Are you suggesting that Harvey Gantt's expertise, for which he was paid $77,000, was inadequate? Why are his name and that of Goodloe-Johnson not mentioned in your piece? Weren't they responsible for the meeting?
One supporter of the charter school's placement on the Rivers campus frankly stated that her concern was a matter of trust in the school district.
Who wouldn't agree with that? Oh, I guess Buist parents.I share her concern, but from a slightly different angle. For those without influence and privilege in our community, trust is a rare commodity because of past decisions that only benefit certain segments of our community.
Right. That would be, for example, Buist admissions and resource policies versus those of Charleston Progressive. You're confused about who "those without influence and privilege in our community" include.
When we get beyond that sad trend
i.e., ingrained policy
and make decisions for the good of the entire community
Now you're impugning the motives of charter-school supporters, black and white, as not for the good of the whole community.
and do so with clear intentions,
Again, what could be clearer than hoping to improve District 20 choices for all of its residents?
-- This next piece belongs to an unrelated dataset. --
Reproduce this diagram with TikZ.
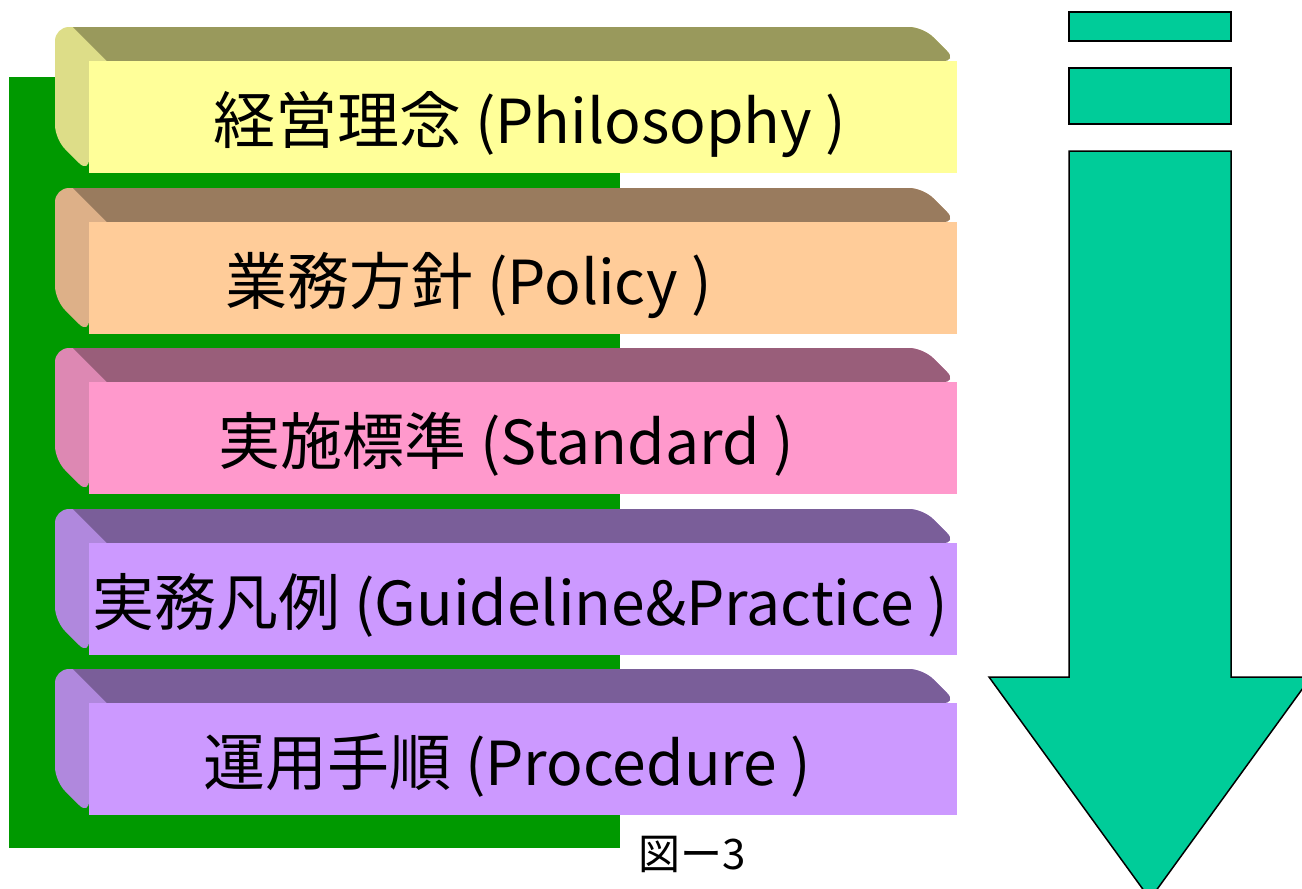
\documentclass[tikz,border=0pt]{standalone}
\usepackage{fontspec}
\setmainfont{Noto Sans CJK JP}
\definecolor{grn}{HTML}{009900}
\definecolor{arr}{HTML}{00CC99}
\definecolor{aF}{HTML}{FFFF99}\definecolor{aT}{HTML}{99995C}\definecolor{aL}{HTML}{DDDD88}
\definecolor{bF}{HTML}{FFCC99}\definecolor{bT}{HTML}{997B5E}\definecolor{bL}{HTML}{DDB088}
\definecolor{cF}{HTML}{FF99CC}\definecolor{cT}{HTML}{995E7A}\definecolor{cL}{HTML}{DD88B3}
\definecolor{dF}{HTML}{CC99FF}\definecolor{dT}{HTML}{7A5E99}\definecolor{dL}{HTML}{B088DD}
\newcommand\threedbar[4]{%
  \fill[#2, rounded corners=14pt] (89,#1+112) -- (55,#1+78) -- (55,#1-34) -- (923,#1-34) -- (957,#1) -- (89,#1) -- cycle;
  \fill[#3] (73,#1-34) [rounded corners=14pt] -- (923,#1-34) -- (957,#1) [sharp corners] -- (107,#1) -- cycle;
  \fill[#4] (89,#1) rectangle (957,#1+112);
}
\newcommand\latn[1]{{\fontsize{60.6}{70}\selectfont #1}}
\tikzset{lab/.style={anchor=base west, inner sep=0pt, font=\fontsize{62}{70}\selectfont},
  arrowshape/.style={fill=arr, draw=black, line width=1.5pt}}
\begin{document}
\begin{tikzpicture}[x=1pt,y=-1pt]
\useasboundingbox (0,0) rectangle (1302,889);
\fill[grn] (9,77) rectangle (620,848);
\threedbar{61}{aL}{aT}{aF}
\threedbar{222}{bL}{bT}{bF}
\threedbar{382}{cL}{cT}{cF}
\threedbar{543}{dL}{dT}{dF}
\threedbar{703}{dL}{dT}{dF}
\node[lab] (t1) at (213,143) {経営理念 \latn{(Philosophy )}};
\node[lab] (t2) at (225,304) {業務方針 \latn{(Policy )}};
\node[lab] (t3) at (218,464) {実施標準 \latn{(Standard )}};
\node[lab] (t4) at (92,625) {実務凡例 \latn{(Guideline\&Practice )}};
\node[lab] (t5) at (203,785) {運用手順 \latn{(Procedure )}};
\node[anchor=base west, inner sep=0pt, font=\fontsize{42}{44}\selectfont] (cap) at (638,869) {図ー3};
\draw[arrowshape] (1069,12) rectangle (1231,41);
\draw[arrowshape] (1069,68) rectangle (1231,124);
\begin{scope}
\clip (0,0) rectangle (1302,889);
\draw[arrowshape] (1069,151) -- (1231,151) -- (1231,677) -- (1311,677) -- (1150,899) -- (989,677) -- (1069,677) -- cycle;
\end{scope}
\end{tikzpicture}
\end{document}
Or are you suggesting that the real motive is to have an integrated high school on the penninsula? Horrors!
then 'community input' will be a valuable tool for progress and not simply a cursory, one-sided affair.
The Rev. Joseph A. Darby is senior pastor of Morris Brown African Methodist Episcopal Church.
and a product of Columbia schools and vice-chairman of the Charleston branch of the NAACP, which clearly prefers that District 20 schools remain segregated.